Ain't nuthin like ridin' a fine horse in a new country - Augustus McCrae – Lonesome Dove

Sunday, April 3, 2016

Leave No Trace~

The flyer~
Sometimes, it's all about timing...  I've been appalled - more than usual lately by the way our local trail-heads are being abused.  Even Lord Hill, where I seldom go & is usually clean - had many piles of manure left on the gravel of the parking areas when I was there last week.  I've picked it up myself & hauled it away - but why should I have to do that?

The Bracken Road parking area on the Pilchuck Tree Farm, was so dirty last week that I could hardly take a step without walking on manure...  What's happening here?  Is it that horsemen take these areas so for-granted that they forget it's a privilege to ride there?
During the last few months, Butch was corralled into taking on Leave No Trace, for our local Traildusters Chapter of Back Country Horsemen.  We also belong to the Cascade Horse Club.  Both Chapters sent us to this class & we were looking forward to the weekend.

   We left Fri. night about 6:30, had dinner at South Hill, outside Puyallup & made camp at the Cowlitz Ranger Station in Randle - by 10:30 p.m.  Pulling in so late, we weren't there for the work of getting the tents set up.
Our spot~
 BCH is the only organization with a program to teach LNT.  This Awareness Class, was the first in a series of three - with the purpose of educating horsemen on ways to lesson our impact on the environment.

Our alarm went off early to a brisk sunshine morning!  Breakfast was at 7 & class started promptly at 8 a.m.!   I had on my thermal pants & warm jacket - but the tents were already warmed by a nice propane fire.  Jane Byron was our instructor - otherwise known as;  "LNT Jane" :-)  She did a wonderful job of leading us through the program in an easy to understand fashion.  We were challenged to think about what impact we may have - before we make one!
Gar Abbott came by to welcome us to his neck of the woods :-)
 We learned each of the seven principals - throughout the weekend & how to use those principals to think first - as we take our horses out - trail riding, horse camping & interacting with other user groups.   This all goes back to having respect for the land.
"Trail"in the grass~
 After watching the "Soft Paths" video - we went out side & walked single file through the wet grass - later in the day we checked the area & could still see the circular path we'd taken.  It only takes a few times, riding off trail - to make a trail where there was none.  Something we don't want to do.
High Lining
 We enjoyed the benefit of having some very experienced instructors - to teach us how to high line, while doing minimal damage to the ground.  How to mitigate that damage by putting the high line on ground that is best suited - the most durable surface available.
"Doc" lectures on high lining~
 Fire building is discouraged now days - with the increasingly heavy use that the back country receives from it's multitudes of visitors each year.  Camp stoves are convenient, light weight & do a good job cooking meals.  We did learn some great techniques to keep a fire footprint to a minimum!  We were divided into groups & asked to build fires using different methods - that we had to keep burning for four hours.  Of course the wind was blowing - so getting them started was a challenge.
This one on a fire barrier & on top of rock!
 The one above did scorch the grass & soil.  A rock barrier under the fire barrier would have helped, or a deeper layer of rock.
Ours, in a pan.  Butch raised it off the ground & filled the pan 1/2 way with mineral soil.
 Ours, that Butch set up - did very well.  It was hard to light without a wind block, but once it was going, just a little fuel kept a nice fire.  By the following morning - when we moved the pan - there was no sign that there had been a fire.
We'd built it in a rut - there was no scorching of the grass or soil!
 Below is an older model of a fire blanket.  It was made from some tough materials, but can you imagine having only that between you & a out-of-control fire?

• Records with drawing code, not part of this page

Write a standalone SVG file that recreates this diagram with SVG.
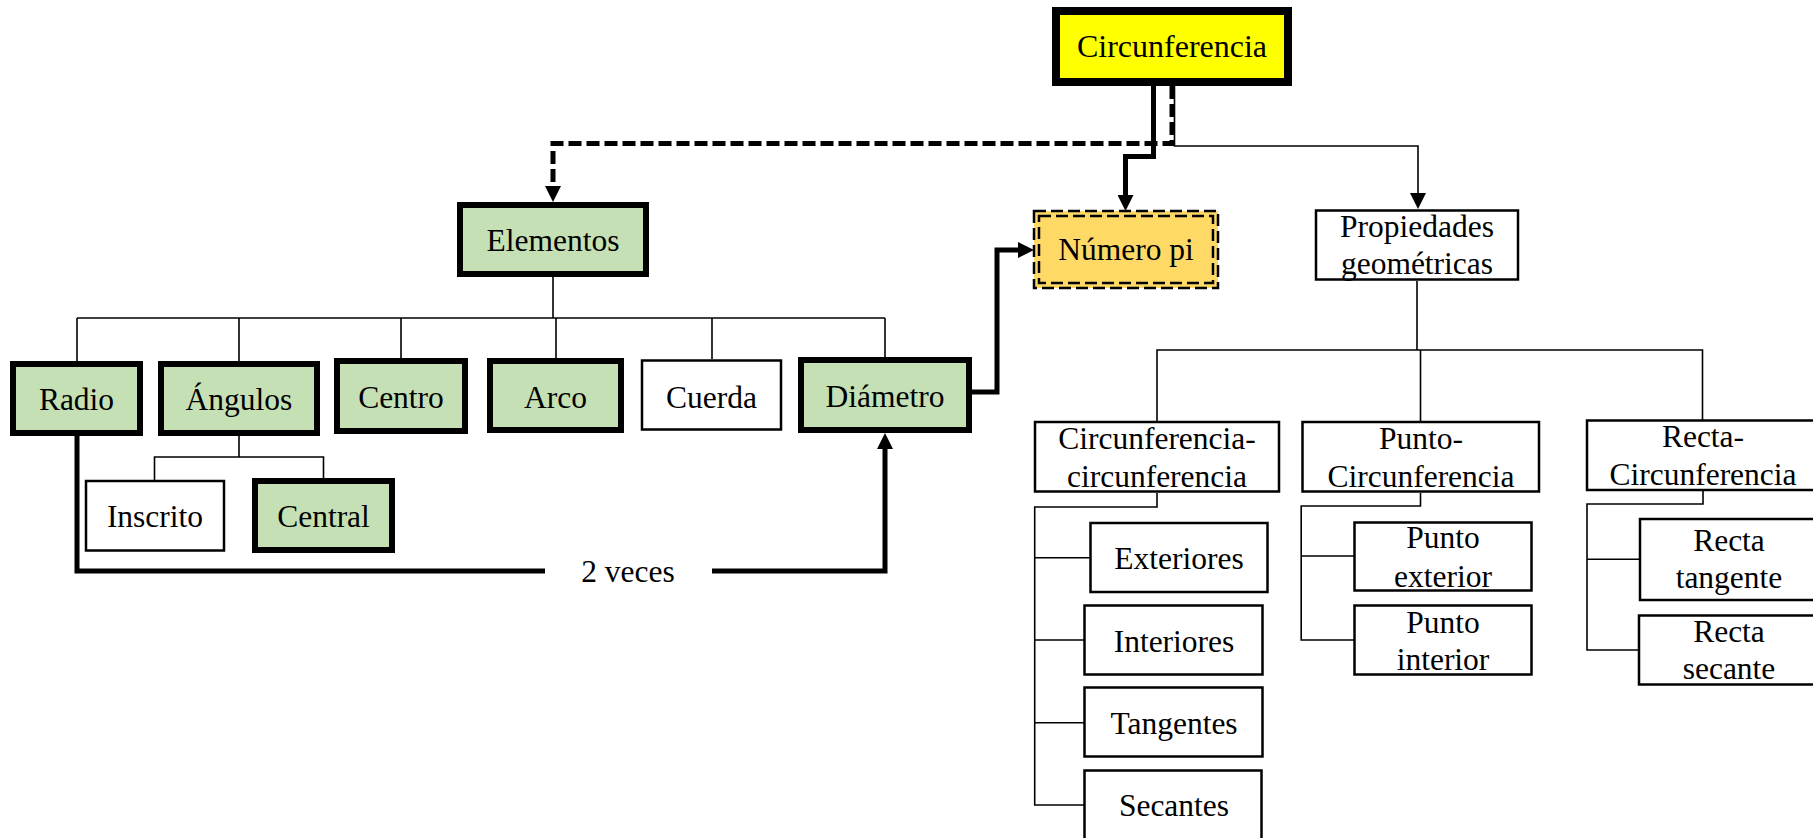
<svg xmlns="http://www.w3.org/2000/svg" width="1813" height="838" viewBox="0 0 1813 838">
<style>
text{font-family:"Liberation Serif","Times New Roman",serif;font-size:31.5px;fill:#000;text-anchor:middle}
.g{fill:#C5E0B4;stroke:#000;stroke-width:6}
.w{fill:#fff;stroke:#000;stroke-width:2.5}
.t{fill:none;stroke:#000;stroke-width:1.6}
.k{fill:none;stroke:#000;stroke-width:5}
.d{fill:none;stroke:#000;stroke-width:5;stroke-dasharray:13 5}
.pd{fill:none;stroke:#000;stroke-width:2.5;stroke-dasharray:12 5}
</style>
<defs>
<marker id="ah" viewBox="0 0 16 16" markerWidth="16" markerHeight="16" refX="0" refY="8" markerUnits="userSpaceOnUse" orient="auto"><path d="M0,0 L16,8 L0,16 z" fill="#000"/></marker>
</defs>
<rect width="1813" height="838" fill="#fff"/>
<g id="connectors">
<path class="t" d="M553,277 V318"/>
<path class="t" d="M77,318 H885"/>
<path class="t" d="M77,318 V361 M239,318 V361 M401,318 V358 M556,318 V358 M712,318 V359 M885,318 V357"/>
<path class="t" d="M239,436 V457 M154.5,481 V457 H323.5 V478"/>
<path class="t" d="M1417,281 V350 M1157,421 V350 H1702.5 V420 M1420.5,350 V421"/>
<path class="t" d="M1157,493 V507 H1034.7 V805 H1084 M1034.7,557.7 H1090 M1034.7,640 H1084 M1034.7,722.7 H1084"/>
<path class="t" d="M1420.5,493 V506 H1301.2 V640 H1354 M1301.2,556 H1354"/>
<path class="t" d="M1703,491 V504 H1587 V650 H1639 M1587,559.3 H1640"/>
<path class="d" d="M1172,86 V143.5 H553 V186" marker-end="url(#ah)"/>
<path class="t" d="M1174.5,86 V146 H1418 V193" marker-end="url(#ah)"/>
<path class="k" d="M1153.5,86 V156.5 H1125.5 V195" marker-end="url(#ah)"/>
<path class="k" d="M971,392 H997 V250 H1018" marker-end="url(#ah)"/>
<path class="k" d="M77,436 V571 H545"/>
<path class="k" d="M712,571 H885 V449" marker-end="url(#ah)"/>
<text x="628" y="582">2 veces</text>
</g>
<g id="circunferencia"><rect x="1056" y="11" width="232" height="71" fill="#FFFF00" stroke="#000" stroke-width="8"/><text x="1172" y="57" style="font-size:32px">Circunferencia</text></g>
<g id="elementos"><rect class="g" x="460" y="205" width="186" height="69"/><text x="553" y="251">Elementos</text></g>
<g id="numero-pi"><rect x="1034" y="211" width="184" height="77" fill="#FFD966"/><rect class="pd" x="1034" y="211" width="184" height="77"/><rect class="pd" x="1039" y="216" width="174" height="67"/><text x="1126" y="260">Número pi</text></g>
<g id="propiedades"><rect class="w" x="1316" y="210.5" width="202" height="69"/><text x="1417" y="237">Propiedades</text><text x="1417" y="274">geométricas</text></g>
<g id="radio"><rect class="g" x="13" y="364" width="127" height="69"/><text x="76.5" y="410">Radio</text></g>
<g id="angulos"><rect class="g" x="161" y="364" width="156" height="69"/><text x="239" y="410">Ángulos</text></g>
<g id="centro"><rect class="g" x="337" y="361" width="128" height="70"/><text x="401" y="408">Centro</text></g>
<g id="arco"><rect class="g" x="490" y="361" width="131" height="69"/><text x="555.5" y="408">Arco</text></g>
<g id="cuerda"><rect class="w" x="642" y="360.5" width="139" height="69"/><text x="711.5" y="408">Cuerda</text></g>
<g id="diametro"><rect class="g" x="801" y="360" width="168" height="70"/><text x="885" y="407">Diámetro</text></g>
<g id="inscrito"><rect class="w" x="86" y="481" width="138" height="69.5"/><text x="155" y="527">Inscrito</text></g>
<g id="central"><rect class="g" x="255" y="481" width="137" height="69"/><text x="323.5" y="527">Central</text></g>
<g id="circ-circ"><rect class="w" x="1035" y="422" width="244" height="69.5"/><text x="1157" y="449">Circunferencia-</text><text x="1157" y="487">circunferencia</text></g>
<g id="punto-circ"><rect class="w" x="1302.5" y="422" width="236.5" height="69.5"/><text x="1421" y="449">Punto-</text><text x="1421" y="487">Circunferencia</text></g>
<g id="recta-circ"><rect class="w" x="1587" y="420.5" width="232" height="69.5"/><text x="1703" y="447">Recta-</text><text x="1703" y="485">Circunferencia</text></g>
<g id="exteriores"><rect class="w" x="1090.5" y="523" width="177" height="69"/><text x="1179" y="569">Exteriores</text></g>
<g id="interiores"><rect class="w" x="1084.5" y="605.5" width="178" height="69"/><text x="1174" y="652">Interiores</text></g>
<g id="tangentes"><rect class="w" x="1084.5" y="687.5" width="178" height="69"/><text x="1174" y="734">Tangentes</text></g>
<g id="secantes"><rect class="w" x="1084.5" y="770.5" width="177" height="80"/><text x="1174" y="816">Secantes</text></g>
<g id="punto-exterior"><rect class="w" x="1354.5" y="522.5" width="177" height="68"/><text x="1443" y="548">Punto</text><text x="1443" y="587">exterior</text></g>
<g id="punto-interior"><rect class="w" x="1354.5" y="605.5" width="177" height="69"/><text x="1443" y="633">Punto</text><text x="1443" y="670">interior</text></g>
<g id="recta-tangente"><rect class="w" x="1640" y="519" width="178" height="81"/><text x="1729" y="551">Recta</text><text x="1729" y="588">tangente</text></g>
<g id="recta-secante"><rect class="w" x="1639" y="615.5" width="178" height="69"/><text x="1729" y="642">Recta</text><text x="1729" y="679">secante</text></g>
</svg>
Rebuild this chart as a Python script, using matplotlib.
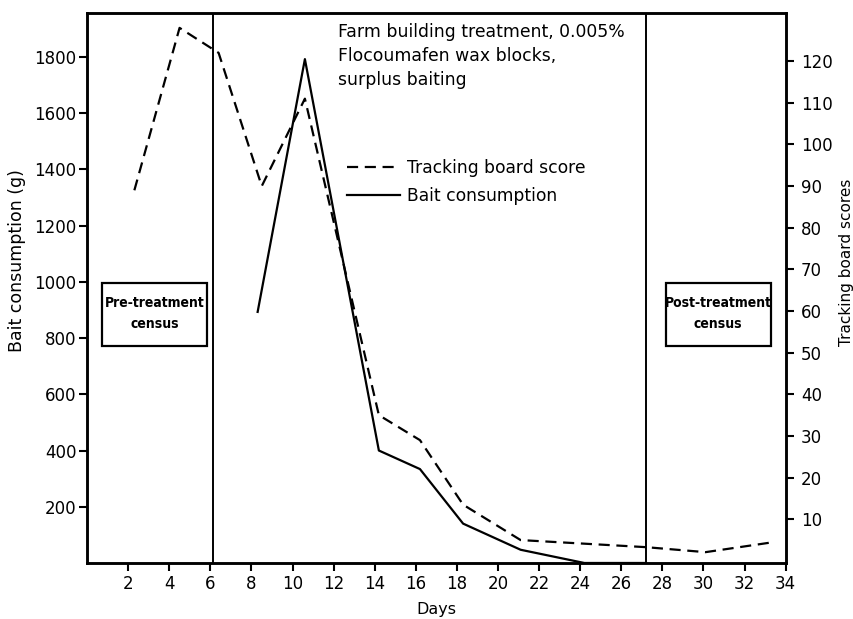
import matplotlib.pyplot as plt
from matplotlib.patches import Rectangle

# tracking board scores (right axis)
track_days = [2.3, 4.5, 6.4, 8.5, 10.6, 14.2, 16.2, 18.3, 21.1, 27.2, 30.1, 33.4]
track_score = [89, 128, 122, 90, 111, 35, 29, 13.5, 5, 3.3, 2.1, 4.5]

# bait consumption in grams (left axis)
bait_days = [8.3, 10.6, 14.2, 16.2, 18.3, 21.1, 24.2, 27.2]
bait_grams = [893, 1792, 400, 334, 140, 47, 0, 0]

# start / end of the treatment period
census_days = [6.15, 27.2]

left_ticks = [200, 400, 600, 800, 1000, 1200, 1400, 1600, 1800]
right_ticks = [10, 20, 30, 40, 50, 60, 70, 80, 90, 100, 110, 120]
day_ticks = list(range(2, 35, 2))

plt.rcParams['font.family'] = 'DejaVu Sans'

fig = plt.figure(figsize=(8.54, 6.19), dpi=100)
ax = fig.add_axes([0.102, 0.0905, 0.818, 0.888])
ax2 = ax.twinx()

ln_bait, = ax.plot(bait_days, bait_grams, color='black', lw=1.6)
ln_track, = ax2.plot(track_days, track_score, color='black', lw=1.6,
                     dashes=(5, 3))

for d in census_days:
    ax.axvline(d, color='black', lw=1.4)

ax.set_xlim(0, 34)
ax.set_ylim(0, 1955)
ax2.set_ylim(-0.5, 131.5)

ax.set_xticks(day_ticks)
ax.set_yticks(left_ticks)
ax2.set_yticks(right_ticks)
ax.tick_params(axis='x', direction='out', length=6, width=1.5,
               labelsize=12, pad=3)
ax.tick_params(axis='y', direction='out', length=6, width=1.5,
               labelsize=12, pad=1.5)
ax2.tick_params(axis='y', direction='out', length=6, width=1.5,
                labelsize=12, pad=5)

for a in (ax, ax2):
    for s in a.spines.values():
        s.set_linewidth(1.8)

ax.set_xlabel('Days', fontsize=11.5, labelpad=6)
ax.set_ylabel('Bait consumption (g)', fontsize=12.5)
ax.yaxis.set_label_coords(-0.087, 0.551)
ax2.set_ylabel('Tracking board scores', fontsize=11)
ax2.yaxis.set_label_coords(1.077, 0.547)

ax.text(0.359, 0.982, 'Farm building treatment, 0.005%\n'
        'Flocoumafen wax blocks,\nsurplus baiting',
        transform=ax.transAxes, ha='left', va='top', fontsize=12.4,
        linespacing=1.42)

ax.legend([ln_track, ln_bait], ['Tracking board score', 'Bait consumption'],
          loc='upper left', bbox_to_anchor=(0.372, 0.735), frameon=False,
          fontsize=12.3, handlelength=3.1, handletextpad=0.4,
          labelspacing=0.6, borderpad=0, borderaxespad=0)

# census boxes
box_font = dict(family='DejaVu Sans', stretch='condensed', weight='bold',
                fontsize=10, ha='center', va='center')
for x0, label in [(0.021, 'Pre-treatment'), (0.828, 'Post-treatment')]:
    ax.add_patch(Rectangle((x0, 0.3945), 0.151, 0.115, transform=ax.transAxes,
                           fill=True, facecolor='white', edgecolor='black',
                           lw=1.6, zorder=3))
    ax.text(x0 + 0.0755, 0.473, label, transform=ax.transAxes, zorder=4,
            **box_font)
    ax.text(x0 + 0.0755, 0.4345, 'census', transform=ax.transAxes, zorder=4,
            **box_font)

fig.savefig('out.png', dpi=100)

Portable fire blanket for Fire Fighters
 Another lesson, digging a proper pit for human waste.  A minimum of 6" deep, removing the top layer of grass or plants intact, dig beneath - then re-fill.  A minimum of 200 ft. from any water source.
Hole in the ground~
 It was a very busy weekend.  We moved from books to do-it-yourself instructions throughout both days.  Our meals?  Well - they were incredible!  Lewis County Chapter volunteers provided three meals a day, dutch oven, plus mid-morning, mid-afternoon snacks & a sack lunch to go on Sunday!  If we'd been there any longer - we would have all gained weight!  The chocolate lava cake - dutch oven style with vanilla ice cream topped the list when it came to good!
I can't say enough about the army of volunteers who provided the support for this event!  It takes a village - but in our case - it was more like an army!  With tents to set-up, tear down, stock to haul, gear to provide, the list goes on.

Becoming a member of Back Country Horsemen is more than sending in your yearly dues.  It's a commitment to a cause!  The cause of keeping horses on the trails in every sense of the word.  Leading the way in educating others when it comes to minimal impact on our fragile environments - whether they be in the Wilderness, or on our Front Country Trails.

1 comment:

  1. Looks pretty interesting! Those fire barriers are neat! Great sunny weather to enjoy too!